━━━ Data for this exercise ━━━
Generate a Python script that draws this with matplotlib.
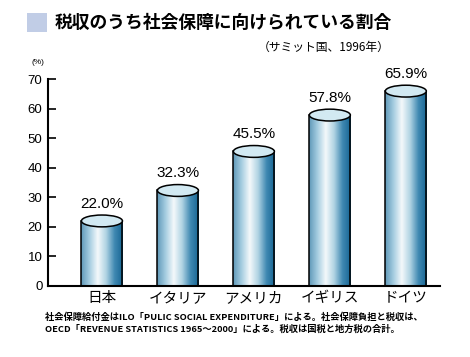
import numpy as np
import matplotlib
matplotlib.use('Agg')
import matplotlib.pyplot as plt
from matplotlib.patches import Ellipse, Rectangle
from matplotlib.colors import LinearSegmentedColormap

# data
countries = ['日本', 'イタリア', 'アメリカ', 'イギリス', 'ドイツ']
shares = [22.0, 32.3, 45.5, 57.8, 65.9]
value_labels = ['22.0%', '32.3%', '45.5%', '57.8%', '65.9%']
yticks = [0, 10, 20, 30, 40, 50, 60, 70]

title = '税収のうち社会保障に向けられている割合'
subtitle = '（サミット国、1996年）'
note1 = '社会保障給付金はILO「PULIC SOCIAL EXPENDITURE」による。社会保障負担と税収は、'
note2 = 'OECD「REVENUE STATISTICS 1965～2000」による。税収は国税と地方税の合計。'

JP = ['Noto Sans CJK JP', 'DejaVu Sans']
NUM = ['Liberation Sans', 'DejaVu Sans']

fig = plt.figure(figsize=(4.7, 3.57), dpi=100)
ax = fig.add_axes([48/470, 71/357, 392/470, 207/357])

side_cmap = LinearSegmentedColormap.from_list(
    'side', ['#5f98b8', '#a4cce0', '#f4f9fb', '#b0d3e3', '#4089b2', '#176593'])
top_cmap = LinearSegmentedColormap.from_list('top', ['#b6d8e6', '#e6f3f8', '#c9e4ef'])

bw = 0.54   # bar width in category units
eh = 4.0    # ellipse height in data units
x = np.arange(len(countries))
grad = np.linspace(0, 1, 256).reshape(1, -1)

for xi, v, lab in zip(x, shares, value_labels):
    rect = Rectangle((xi - bw/2, 0), bw, v, facecolor='none', edgecolor='none')
    ax.add_patch(rect)
    im = ax.imshow(grad, cmap=side_cmap, extent=(xi - bw/2, xi + bw/2, 0, v),
                   aspect='auto', zorder=2, interpolation='bilinear')
    im.set_clip_path(rect)
    ax.plot([xi - bw/2, xi - bw/2], [0, v], color='black', lw=1.1, zorder=3)
    ax.plot([xi + bw/2, xi + bw/2], [0, v], color='black', lw=1.1, zorder=3)
    top = Ellipse((xi, v), bw, eh, facecolor='#d2e9f2', edgecolor='black', lw=1.1, zorder=4)
    ax.add_patch(top)
    ax.text(xi, v + 4.4, lab, ha='center', va='baseline', fontsize=11,
            family=NUM, zorder=5)

ax.set_xlim(-0.71, 4.45)
ax.set_ylim(0, 70)
ax.set_yticks(yticks)
ax.set_yticklabels([str(t) for t in yticks], family=NUM, fontsize=9.5)
ax.tick_params(axis='y', direction='in', length=6, width=1.2, pad=4)
ax.set_xticks([])
for s in ['top', 'right']:
    ax.spines[s].set_visible(False)
ax.spines['left'].set_linewidth(1.5)
ax.spines['bottom'].set_linewidth(1.5)
ax.spines['bottom'].set_zorder(6)

for xi, name in zip(x, countries):
    ax.text(xi, -4.1, name, ha='center', va='center', fontsize=10.5,
            family=JP, clip_on=False)

# header
fig.patches.append(Rectangle((27/470, 1 - 32/357), 20/470, 19/357,
                             transform=fig.transFigure, facecolor='#c1cde6',
                             edgecolor='none'))
fig.text(55/470, 1 - 23/357, title, fontsize=12.8, fontweight='bold',
         family=JP, va='center', ha='left')
fig.text(390/470, 1 - 47/357, subtitle, fontsize=8.5, family=JP,
         va='center', ha='right')
fig.text(31/470, 1 - 63/357, '(%)', fontsize=6, family=NUM, va='center', ha='left')

fig.text(45/470, 1 - 317/357, note1, fontsize=6.7, family=JP, va='center',
         ha='left', fontweight='bold')
fig.text(45/470, 1 - 329/357, note2, fontsize=6.7, family=JP, va='center',
         ha='left', fontweight='bold')

fig.savefig('out.png', dpi=100)
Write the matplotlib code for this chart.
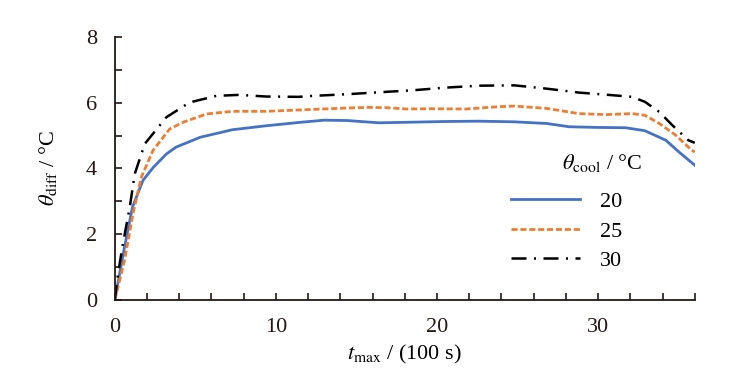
import matplotlib.pyplot as plt
from matplotlib.ticker import MultipleLocator

plt.rcParams['font.family'] = ['Liberation Serif', 'DejaVu Serif']
plt.rcParams['mathtext.fontset'] = 'stix'

# series (t_max in 100 s, theta_diff in deg C)
x_20 = [0, 0.6, 1.1, 1.75, 2.4, 3.2, 3.8, 5.3, 7.3, 9.4, 11.4, 13.0, 14.4, 16.4, 18.5,
        20.5, 22.6, 24.8, 26.8, 28.2, 29.9, 31.7, 32.9, 34.2, 35.0, 36.0]
y_20 = [0, 1.6, 2.83, 3.64, 4.04, 4.44, 4.65, 4.95, 5.18, 5.3, 5.4, 5.47, 5.46, 5.39, 5.41,
        5.43, 5.44, 5.42, 5.37, 5.27, 5.25, 5.24, 5.15, 4.86, 4.51, 4.1]

x_25 = [0, 0.2, 0.6, 1.13, 1.65, 2.37, 3.4, 4.2, 5.7, 7.3, 9.4, 11.4, 14.4, 15.8, 16.9,
        18.1, 19.5, 21.8, 23.8, 24.8, 26.8, 28.8, 30.5, 32.1, 32.9, 33.8, 34.8, 35.8, 36.0]
y_25 = [0, 0.4, 1.2, 2.63, 3.74, 4.55, 5.2, 5.4, 5.66, 5.74, 5.74, 5.78, 5.84, 5.86, 5.85,
        5.81, 5.82, 5.81, 5.88, 5.9, 5.83, 5.67, 5.64, 5.67, 5.62, 5.37, 5.02, 4.56, 4.5]

x_30 = [0, 0.2, 0.5, 0.93, 1.24, 1.86, 3.2, 4.64, 6.3, 7.7, 9.4, 11.4, 12.3, 14.4, 16.4,
        18.5, 20.5, 22.6, 24.8, 26.8, 28.8, 30.9, 32.1, 32.9, 33.8, 34.6, 35.6, 36.0]
y_30 = [0, 0.8, 1.7, 2.83, 3.84, 4.75, 5.56, 6.01, 6.21, 6.24, 6.19, 6.18, 6.21, 6.26, 6.32,
        6.38, 6.46, 6.52, 6.53, 6.43, 6.31, 6.23, 6.18, 6.03, 5.72, 5.32, 4.86, 4.78]

labels = ['20', '25', '30']

fig = plt.figure(figsize=(7.36, 3.86), dpi=100)
ax = fig.add_axes([0.156, 0.223, 0.788, 0.681])

ax.plot(x_20, y_20, color='#4472C4', lw=2.0, label=labels[0])
ax.plot(x_25, y_25, color='#ED7D31', lw=2.0, ls=(0, (2.2, 1.0)), label=labels[1])
ax.plot(x_30, y_30, color='black', lw=1.8, ls=(0, (6, 3, 0.8, 3)), label=labels[2])

ax.set_xlim(0, 36)
ax.set_ylim(0, 8)
ax.xaxis.set_major_locator(MultipleLocator(10))
ax.xaxis.set_minor_locator(MultipleLocator(2))
ax.yaxis.set_major_locator(MultipleLocator(2))
ax.yaxis.set_minor_locator(MultipleLocator(1))
ax.tick_params(which='both', direction='in', length=5, width=1.2, labelsize=16, colors='#231815')
ax.tick_params(axis='x', pad=13)
ax.tick_params(axis='y', pad=13)

for side in ['top', 'right']:
    ax.spines[side].set_visible(False)
for side in ['left', 'bottom']:
    ax.spines[side].set_linewidth(1.3)
    ax.spines[side].set_color('#231815')

ax.set_xlabel(r'$t_{\mathrm{max}}$ / (100 s)', fontsize=16, labelpad=4)
ax.set_ylabel(r'$\theta_{\mathrm{diff}}$ / °C', fontsize=16, labelpad=19)

ax.legend(loc='lower right', bbox_to_anchor=(0.875, 0.11), frameon=False, fontsize=16,
          handlelength=3.1, handletextpad=0.9, labelspacing=0.4, borderpad=0, borderaxespad=0)
ax.text(0.91, 0.52, r'$\theta_{\mathrm{cool}}$ / °C', transform=ax.transAxes,
        ha='right', va='center', fontsize=16)

fig.savefig('out.png', dpi=100)
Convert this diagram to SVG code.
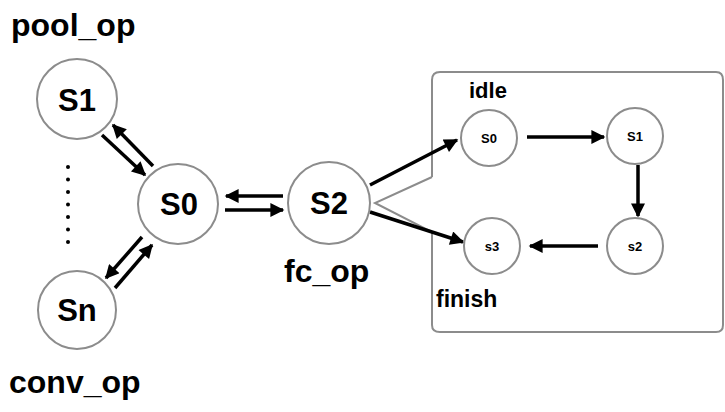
<svg xmlns="http://www.w3.org/2000/svg" width="725" height="412" viewBox="0 0 725 412">
  <style>
    .node { fill: #ffffff; stroke: #8c8c8c; stroke-width: 2; }
    .big { font-family: "Liberation Sans", Arial, sans-serif; font-weight: bold; font-size: 31px; fill: #000; text-anchor: middle; }
    .small { font-family: "Liberation Sans", Arial, sans-serif; font-weight: bold; font-size: 13px; fill: #000; text-anchor: middle; }
    .lbl { font-family: "Liberation Sans", Arial, sans-serif; font-weight: bold; fill: #000; }
    .edge { stroke: #000; stroke-width: 3.5; fill: none; marker-end: url(#head); }
    .callout { fill: none; stroke: #8c8c8c; stroke-width: 2; }
  </style>
  <defs>
    <marker id="head" viewBox="0 0 10 10" refX="9" refY="5" markerWidth="4.5" markerHeight="4" orient="auto" markerUnits="strokeWidth">
      <path d="M0,0 L10,5 L0,10 z" fill="#000"/>
    </marker>
  </defs>
  <rect width="725" height="412" fill="#ffffff"/>

  <!-- sub-machine frame, with a pointer back to S2 -->
  <path class="callout" d="M432,177 L432,80 Q432,72 440,72 L716,72 Q723,72 723,80 L723,325 Q723,332 716,332 L440,332 Q432,332 432,325 L432,232 L375,203 L432,177"/>

  <!-- labels -->
  <text class="lbl" x="11" y="36" font-size="32">pool_op</text>
  <text class="lbl" x="9" y="393" font-size="32">conv_op</text>
  <text class="lbl" x="284" y="282" font-size="32">fc_op</text>
  <text class="lbl" x="469" y="98" font-size="22">idle</text>
  <text class="lbl" x="436" y="307" font-size="23">finish</text>

  <!-- ellipsis between S1 and Sn -->
  <g id="ellipsis" fill="#000">
    <circle cx="68" cy="167" r="2"/>
    <circle cx="68" cy="179.5" r="2"/>
    <circle cx="68" cy="192" r="2"/>
    <circle cx="68" cy="204.5" r="2"/>
    <circle cx="68" cy="217" r="2"/>
    <circle cx="68" cy="229.5" r="2"/>
    <circle cx="68" cy="242" r="2"/>
  </g>

  <g id="connectors">
    <line class="edge" x1="102" y1="135" x2="145" y2="175"/>
    <line class="edge" x1="153" y1="166" x2="113" y2="125"/>
    <line class="edge" x1="283" y1="196" x2="226" y2="196"/>
    <line class="edge" x1="225" y1="210" x2="283" y2="210"/>
    <line class="edge" x1="142" y1="237" x2="106" y2="278"/>
    <line class="edge" x1="115" y1="288" x2="152" y2="245"/>
    <line class="edge" x1="370" y1="185" x2="457" y2="140"/>
    <line class="edge" x1="370" y1="212" x2="463" y2="242"/>
    <line class="edge" x1="527" y1="137" x2="604" y2="137"/>
    <line class="edge" x1="638" y1="165" x2="638" y2="216"/>
    <line class="edge" x1="598" y1="246" x2="530" y2="246"/>
  </g>

  <g id="n-S1"><circle class="node" cx="77" cy="99" r="40"/><text class="big" x="77" y="111">S1</text></g>
  <g id="n-S0"><circle class="node" cx="178" cy="204" r="40"/><text class="big" x="179" y="215">S0</text></g>
  <g id="n-S2"><circle class="node" cx="329" cy="203" r="41"/><text class="big" x="329" y="214">S2</text></g>
  <g id="n-Sn"><circle class="node" cx="77" cy="310" r="39"/><text class="big" x="77" y="321">Sn</text></g>

  <g id="n-i-s0"><circle class="node" cx="489" cy="138" r="28"/><text class="small" x="489" y="143">S0</text></g>
  <g id="n-i-s1"><circle class="node" cx="635" cy="136" r="28"/><text class="small" x="635" y="141">S1</text></g>
  <g id="n-i-s2"><circle class="node" cx="635" cy="246" r="28"/><text class="small" x="635" y="251">s2</text></g>
  <g id="n-i-s3"><circle class="node" cx="492" cy="246" r="28"/><text class="small" x="492" y="251">s3</text></g>
</svg>
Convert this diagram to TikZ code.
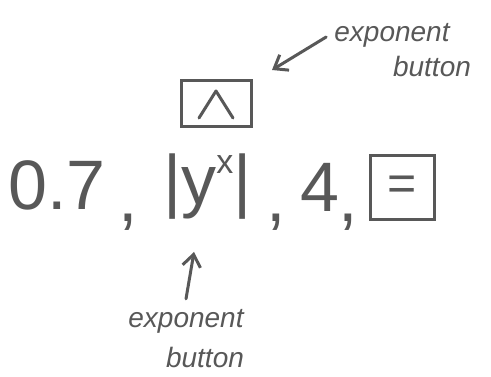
\documentclass[tikz,border=0pt]{standalone}
\usepackage{fontspec}
\setmainfont{Liberation Sans}
\usetikzlibrary{arrows.meta}
\definecolor{ink}{RGB}{88,88,88}
\begin{document}
\begin{tikzpicture}[x=1pt,y=-1pt,
  ink/.style={text=ink,draw=none,inner sep=0pt},
  big/.style={ink,font=\fontsize{70}{70}\selectfont},
  lbl/.style={ink,font=\fontsize{28}{28}\selectfont\itshape},
  btn/.style={draw=ink,line width=3pt,text=ink,inner sep=0pt},
  stroke/.style={draw=ink,line width=3pt,line cap=round,line join=round},
  arr/.style={stroke,-{Straight Barb[length=12pt,width=18pt]}}]
\useasboundingbox[fill=white] (0,0) rectangle (491,377);
% top label
\node[lbl] (expA) at (392,35) {exponent};
\node[lbl] (expB) at (432,66) {button};
\coordinate (tipA) at (272,70);
\draw[arr] ([xshift=-8pt,yshift=-2pt]expA.west) -- (tipA);
% exponent button box
\node[btn,minimum width=70pt,minimum height=46pt] (powbox) at (216,104) {};
\draw[stroke] ([shift={(-17pt,-14pt)}]powbox.center) -- ([shift={(0pt,13pt)}]powbox.center) -- ([shift={(17pt,-14pt)}]powbox.center);
% main row
\node[big,anchor=base west] (num) at (8,210) {0.7};
\node[big,anchor=base] (c1) at (128,222) {,};
\node[big,anchor=base west] (expr) at (163,205) {|y\raisebox{0.45em}{\fontsize{34}{34}\selectfont x}|};
\node[big,anchor=base] (c2) at (276,222) {,};
\node[big,anchor=base west] (four) at (300,212) {4};
\node[big,anchor=base] (c3) at (348,222) {,};
\node[btn,minimum width=64pt,minimum height=64pt,font=\fontsize{50}{50}\selectfont] (eqbox) at (402,188) {=};
% bottom label
\node[lbl] (expC) at (186,321) {exponent};
\node[lbl] (expD) at (205,357) {button};
\coordinate (tipB) at (194,252);
\draw[arr] ([yshift=10pt]expC.north) -- (tipB);
\end{tikzpicture}
\end{document}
━━━
■ Problem to solve: Up to and including the line that contains "from matplotlib.colors import", print the records above exactly from their first line, without any pictures.

■ Exercise result:
Generate a Python script that draws this with matplotlib.
import numpy as np
import matplotlib
matplotlib.use('Agg')
import matplotlib.pyplot as plt
from matplotlib.patches import Ellipse, Rectangle
from matplotlib.colors import LinearSegmentedColormap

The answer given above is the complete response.